Matthew Johnson: Yeah, that exists. And I think that’s one of the key elements that we’re trying to set up with this new platform. For many of the organizations that are new to USAID, one of the first questions they asked, who are some of USAID’s existing partners who can we partner with. We know that it’s a challenge sometimes partnering with any US government organization just because of the regulations and requirements that exist in getting federal funding. And actually working with a sub-partner to USAID program or project is one of the best pathways into working with USAID. So creating this partner directory allows us to help connect our long standing traditional partners with newer partners to be able to better partner and work together.

Tom Temin: And are the partners mostly grantees or mostly contractors, or is it so evenly divided?

Matthew Johnson: It’s about a third of our program are contractors, about a third of our program are grantees and about a third use what we call cooperative agreements, which are sort of a mixture between grants and contracts. It’s a pretty evenly split across the three different large mechanisms that we use.

Tom Temin: And getting back to this new site, this new set of resources, it sounds like in many ways it’s almost acting as a directory for newcomers to be able to find out who they can work with.
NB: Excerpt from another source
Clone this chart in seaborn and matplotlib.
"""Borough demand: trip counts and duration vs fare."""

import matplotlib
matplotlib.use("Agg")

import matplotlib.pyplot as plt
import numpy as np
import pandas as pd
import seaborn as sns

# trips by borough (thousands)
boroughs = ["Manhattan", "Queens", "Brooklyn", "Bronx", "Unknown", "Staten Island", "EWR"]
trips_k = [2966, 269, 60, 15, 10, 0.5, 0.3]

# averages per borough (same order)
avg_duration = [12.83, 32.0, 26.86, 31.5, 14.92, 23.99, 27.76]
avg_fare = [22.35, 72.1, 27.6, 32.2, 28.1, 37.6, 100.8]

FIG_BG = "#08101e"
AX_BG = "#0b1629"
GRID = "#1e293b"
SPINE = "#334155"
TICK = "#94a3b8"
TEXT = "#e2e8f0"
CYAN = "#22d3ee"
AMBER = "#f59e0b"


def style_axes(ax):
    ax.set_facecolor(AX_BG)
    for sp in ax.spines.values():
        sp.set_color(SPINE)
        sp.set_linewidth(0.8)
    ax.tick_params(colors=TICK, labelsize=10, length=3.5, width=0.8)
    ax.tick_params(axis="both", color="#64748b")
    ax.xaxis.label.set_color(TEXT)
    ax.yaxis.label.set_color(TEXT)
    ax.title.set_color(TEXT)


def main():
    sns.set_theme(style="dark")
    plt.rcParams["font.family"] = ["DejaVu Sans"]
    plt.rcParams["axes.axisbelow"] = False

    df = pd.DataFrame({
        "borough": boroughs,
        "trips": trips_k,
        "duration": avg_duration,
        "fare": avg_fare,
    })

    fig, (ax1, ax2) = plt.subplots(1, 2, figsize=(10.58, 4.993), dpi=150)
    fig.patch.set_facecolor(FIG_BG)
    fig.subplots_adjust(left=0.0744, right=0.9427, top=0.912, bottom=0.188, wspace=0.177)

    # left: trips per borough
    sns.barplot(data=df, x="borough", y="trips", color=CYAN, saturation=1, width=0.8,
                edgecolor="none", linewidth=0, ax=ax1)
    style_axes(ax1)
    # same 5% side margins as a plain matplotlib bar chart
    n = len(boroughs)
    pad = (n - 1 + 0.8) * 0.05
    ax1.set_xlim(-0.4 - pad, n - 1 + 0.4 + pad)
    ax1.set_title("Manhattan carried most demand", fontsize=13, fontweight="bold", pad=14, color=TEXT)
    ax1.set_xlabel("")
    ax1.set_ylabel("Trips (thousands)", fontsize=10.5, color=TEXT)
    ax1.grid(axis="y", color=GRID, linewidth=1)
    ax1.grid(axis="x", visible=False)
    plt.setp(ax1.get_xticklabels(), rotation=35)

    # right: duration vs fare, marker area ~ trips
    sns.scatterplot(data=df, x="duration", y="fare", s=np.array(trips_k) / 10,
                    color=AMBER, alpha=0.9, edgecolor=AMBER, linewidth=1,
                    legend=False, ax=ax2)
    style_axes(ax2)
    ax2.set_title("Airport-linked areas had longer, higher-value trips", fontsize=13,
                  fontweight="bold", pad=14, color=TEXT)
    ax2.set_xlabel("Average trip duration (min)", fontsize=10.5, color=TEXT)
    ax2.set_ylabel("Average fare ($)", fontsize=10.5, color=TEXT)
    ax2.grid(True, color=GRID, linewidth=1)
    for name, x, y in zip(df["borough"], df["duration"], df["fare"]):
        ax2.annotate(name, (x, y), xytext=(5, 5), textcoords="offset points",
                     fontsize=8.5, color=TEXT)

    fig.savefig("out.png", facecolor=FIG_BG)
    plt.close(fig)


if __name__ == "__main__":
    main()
Matthew Johnson: Yeah, that’s certainly one of the key elements of it. But really, one of the best things about the website is something we call a pre-engagement assessment that allows organizations to identify what is their readiness in being able to work with USAID. As we look at trying to work with new partners, there’s often a gap between sort of what USAID is trying to do and what an organization, what their sort of internal capacity is. So with this pre-engagement assessment, we’ve set up a very simple 48 question assessment that organizations can look at their programs, their budget and finance, sort of their human resource structure and setup, that really allow them to kind of determine what is their readiness to be able to work with USAID. We curated all of the resources that kind of exist out there, how to work in international development, and created this kind of curated library of tools and information. So actually, after an organization takes this pre-engagement assessment, they’re directed to resources and information that actually helps them build their own capacity to be able to work with USAID. Since we launched the website, we have over 800 organizations already registered in the partner directory, and people are beginning to take this partner, this pre engagement assessment. So it really is a place for folks to connect with one another, but then also a place for organizations really to determine what is their even potential to be able to work with USAID and then really to build their own capacity to be in a better position to compete for funding.
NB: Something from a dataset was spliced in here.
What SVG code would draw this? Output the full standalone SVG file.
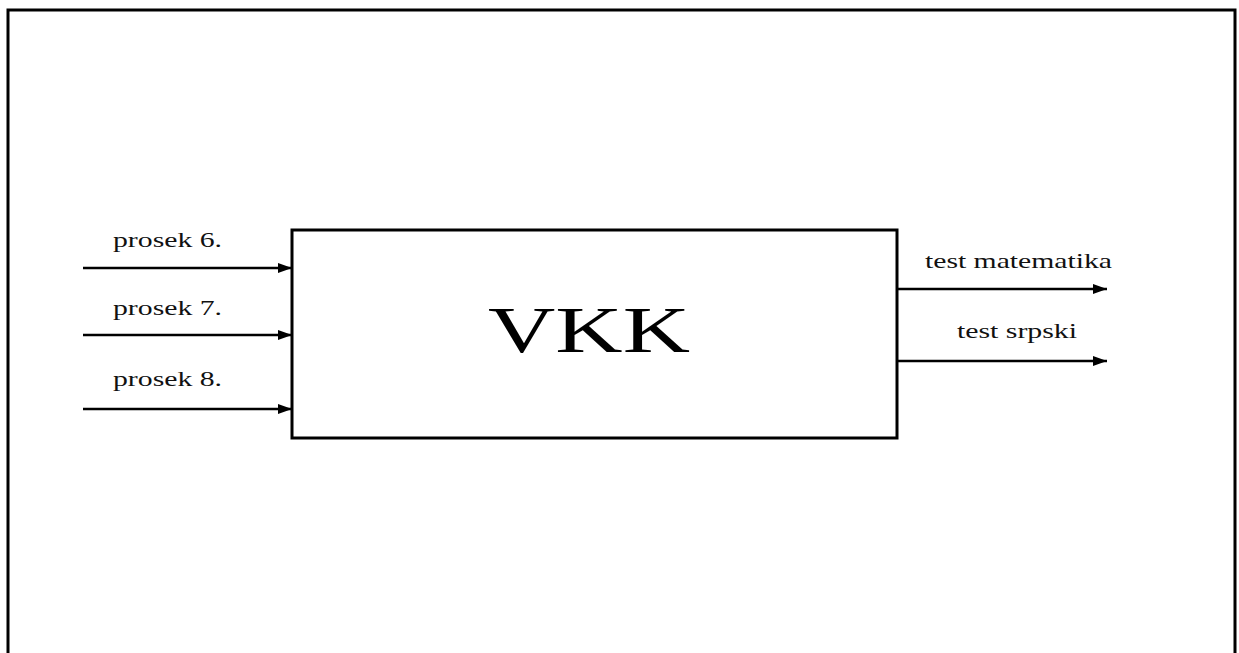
<svg xmlns="http://www.w3.org/2000/svg" width="1239" height="653" viewBox="0 0 1239 653">
<defs>
<style>
.lbl{font-family:"Liberation Serif","Times New Roman",serif;font-size:22px;fill:#111}
.ln{stroke:#000;stroke-width:2.5;fill:none}
</style>
<marker id="ah" markerWidth="14" markerHeight="10" refX="14" refY="5" orient="auto" markerUnits="userSpaceOnUse">
<path d="M0,0 L14,5 L0,10 Z" fill="#000"/>
</marker>
</defs>
<rect width="1239" height="653" fill="#fff"/>
<path d="M8,660 L8,10 L1235,10 L1235,660" fill="none" stroke="#000" stroke-width="3"/>
<g id="vkk">
<rect x="292" y="230" width="605" height="208" fill="#fff" stroke="#000" stroke-width="3"/>
<text x="488" y="352" font-family="Liberation Serif,Times New Roman,serif" font-size="66" textLength="202" lengthAdjust="spacingAndGlyphs" fill="#000">VKK</text>
</g>
<g id="labels">
<text class="lbl" x="113" y="247" textLength="109" lengthAdjust="spacingAndGlyphs">prosek 6.</text>
<text class="lbl" x="113" y="315" textLength="109" lengthAdjust="spacingAndGlyphs">prosek 7.</text>
<text class="lbl" x="113" y="386" textLength="109" lengthAdjust="spacingAndGlyphs">prosek 8.</text>
<text class="lbl" x="925" y="268" textLength="187" lengthAdjust="spacingAndGlyphs">test matematika</text>
<text class="lbl" x="957" y="338" textLength="120" lengthAdjust="spacingAndGlyphs">test srpski</text>
</g>
<g id="connectors">
<line class="ln" x1="83" y1="268" x2="292" y2="268" marker-end="url(#ah)"/>
<line class="ln" x1="83" y1="335" x2="292" y2="335" marker-end="url(#ah)"/>
<line class="ln" x1="83" y1="409" x2="292" y2="409" marker-end="url(#ah)"/>
<line class="ln" x1="897" y1="289" x2="1107" y2="289" marker-end="url(#ah)"/>
<line class="ln" x1="897" y1="361" x2="1107" y2="361" marker-end="url(#ah)"/>
</g>
</svg>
Tom Temin: I was going to say the effect of this is not only that you find new partners, but also that you in some sense build up the local capabilities of partners in those countries to work with USAID or anybody else they can work with.

Matthew Johnson: Exactly. That’s one of the critical goal of what USAID is trying to do is build up the capacity of local organizations. And having these tools and resources allow us to really help build a cadre of capable organizations in all the countries that we’re working in.
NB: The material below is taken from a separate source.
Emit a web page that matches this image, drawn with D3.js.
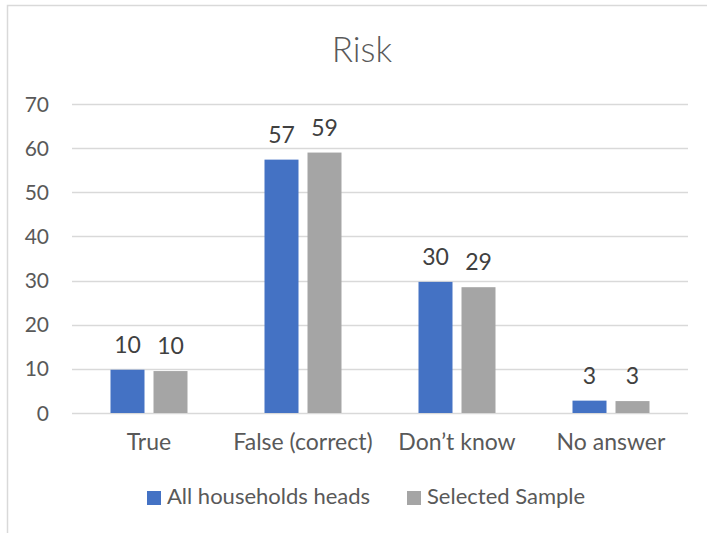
<!DOCTYPE html>
<html>
<head>
<meta charset="utf-8">
<script src="https://cdn.jsdelivr.net/npm/d3@7"></script>
<style>
  body { margin: 0; background: #fff; }
  text { font-family: Lato, "Open Sans", sans-serif; }
</style>
</head>
<body>
<script>
const categories = ["True", "False (correct)", "Don\u2019t know", "No answer"];
const seriesNames = ["All households heads", "Selected Sample"];
const allHeads = [9.8, 57.4, 29.7, 2.8];
const selectedSample = [9.5, 59.0, 28.5, 2.7];
const allHeadsLabels = ["10", "57", "30", "3"];
const selectedLabels = ["10", "59", "29", "3"];
const yTicks = [0, 10, 20, 30, 40, 50, 60, 70];
const colors = ["#4472C4", "#A5A5A5"];

const width = 707, height = 533;
const plot = { left: 72, right: 688, top: 104, bottom: 413 };

const svg = d3.select('body').append('svg')
    .attr('width', width)
    .attr('height', height);

// chart border (top and left visible)
svg.append('path')
    .attr('d', `M7.5 ${height} V5.5 H${width}`)
    .attr('fill', 'none')
    .attr('stroke', '#d9d9d9')
    .attr('stroke-width', 1.5);

svg.append('text')
    .attr('x', 362)
    .attr('y', 62)
    .attr('text-anchor', 'middle')
    .attr('font-size', 35)
    .attr('font-weight', 300)
    .attr('fill', '#595959')
    .text('Risk');

const y = d3.scaleLinear().domain([0, 70]).range([plot.bottom, plot.top]);
const x0 = d3.scaleBand().domain(categories).range([plot.left, plot.right]);
const groupW = 77;
const x1 = d3.scaleBand().domain(seriesNames)
    .range([(x0.bandwidth() - groupW) / 2, (x0.bandwidth() + groupW) / 2])
    .paddingInner(9 / 43);

// gridlines
svg.append('g')
    .selectAll('line')
    .data(yTicks)
    .enter()
    .append('line')
    .attr('x1', plot.left)
    .attr('x2', plot.right)
    .attr('y1', d => Math.round(y(d)) + 0.5)
    .attr('y2', d => Math.round(y(d)) + 0.5)
    .attr('stroke', '#d9d9d9')
    .attr('stroke-width', 1.3);

// y tick labels
svg.append('g')
    .selectAll('text')
    .data(yTicks)
    .enter()
    .append('text')
    .attr('x', 49)
    .attr('y', d => y(d))
    .attr('dy', '0.36em')
    .attr('text-anchor', 'end')
    .attr('font-size', 21)
    .attr('fill', '#595959')
    .text(d => d);

const rows = categories.map((c, i) => ({
    category: c,
    values: [
        { name: seriesNames[0], value: allHeads[i], label: allHeadsLabels[i], color: colors[0] },
        { name: seriesNames[1], value: selectedSample[i], label: selectedLabels[i], color: colors[1] },
    ]
}));

const groups = svg.append('g')
    .selectAll('g')
    .data(rows)
    .enter()
    .append('g')
    .attr('transform', d => `translate(${x0(d.category)},0)`);

groups.selectAll('rect')
    .data(d => d.values)
    .enter()
    .append('rect')
    .attr('x', d => x1(d.name))
    .attr('width', x1.bandwidth())
    .attr('y', d => y(d.value))
    .attr('height', d => y(0) - y(d.value))
    .attr('fill', d => d.color);

groups.selectAll('text')
    .data(d => d.values)
    .enter()
    .append('text')
    .attr('x', d => x1(d.name) + x1.bandwidth() / 2)
    .attr('y', d => y(d.value) - 17)
    .attr('text-anchor', 'middle')
    .attr('font-size', 23)
    .attr('fill', '#404040')
    .text(d => d.label);

// category labels
svg.append('g')
    .selectAll('text')
    .data(categories)
    .enter()
    .append('text')
    .attr('x', d => x0(d) + x0.bandwidth() / 2)
    .attr('y', 450)
    .attr('text-anchor', 'middle')
    .attr('font-size', 23)
    .attr('fill', '#595959')
    .text(d => d);

// legend
const legendX = [147, 407];
const legend = svg.append('g')
    .selectAll('g')
    .data(seriesNames)
    .enter()
    .append('g')
    .attr('transform', (d, i) => `translate(${legendX[i]},491)`);

legend.append('rect')
    .attr('width', 14)
    .attr('height', 14)
    .attr('fill', (d, i) => colors[i]);

legend.append('text')
    .attr('x', 20)
    .attr('y', 13)
    .attr('font-size', 22)
    .attr('fill', '#595959')
    .text(d => d);
</script>
</body>
</html>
Tom Temin: Because infrastructure, energy, environment, education are areas that USAID works in. And so I imagine say, this is probably a crude example, but if a construction company knows how to build out of mud and whatever, but USAID wants to build out of bricks and cinder blocks for permanence and safety, then that local company could move up a notch in its abilities to build things.

Matthew Johnson: Exactly, exactly. I think what we’re always looking to do, how can we strengthen the communities and countries that we’re working in to get to a point where foreign assistance or the work that USAID is no longer needed in the country that we’re working in, building the capacity of local organizations is critical to that.

Tom Temin: Matthew Johnson is industry liaison and communications director for the Office of Acquisition and Assistance at the US Agency for International Development. Thanks so much for joining me.

Matthew Johnson: Thanks, Tom. Appreciate it.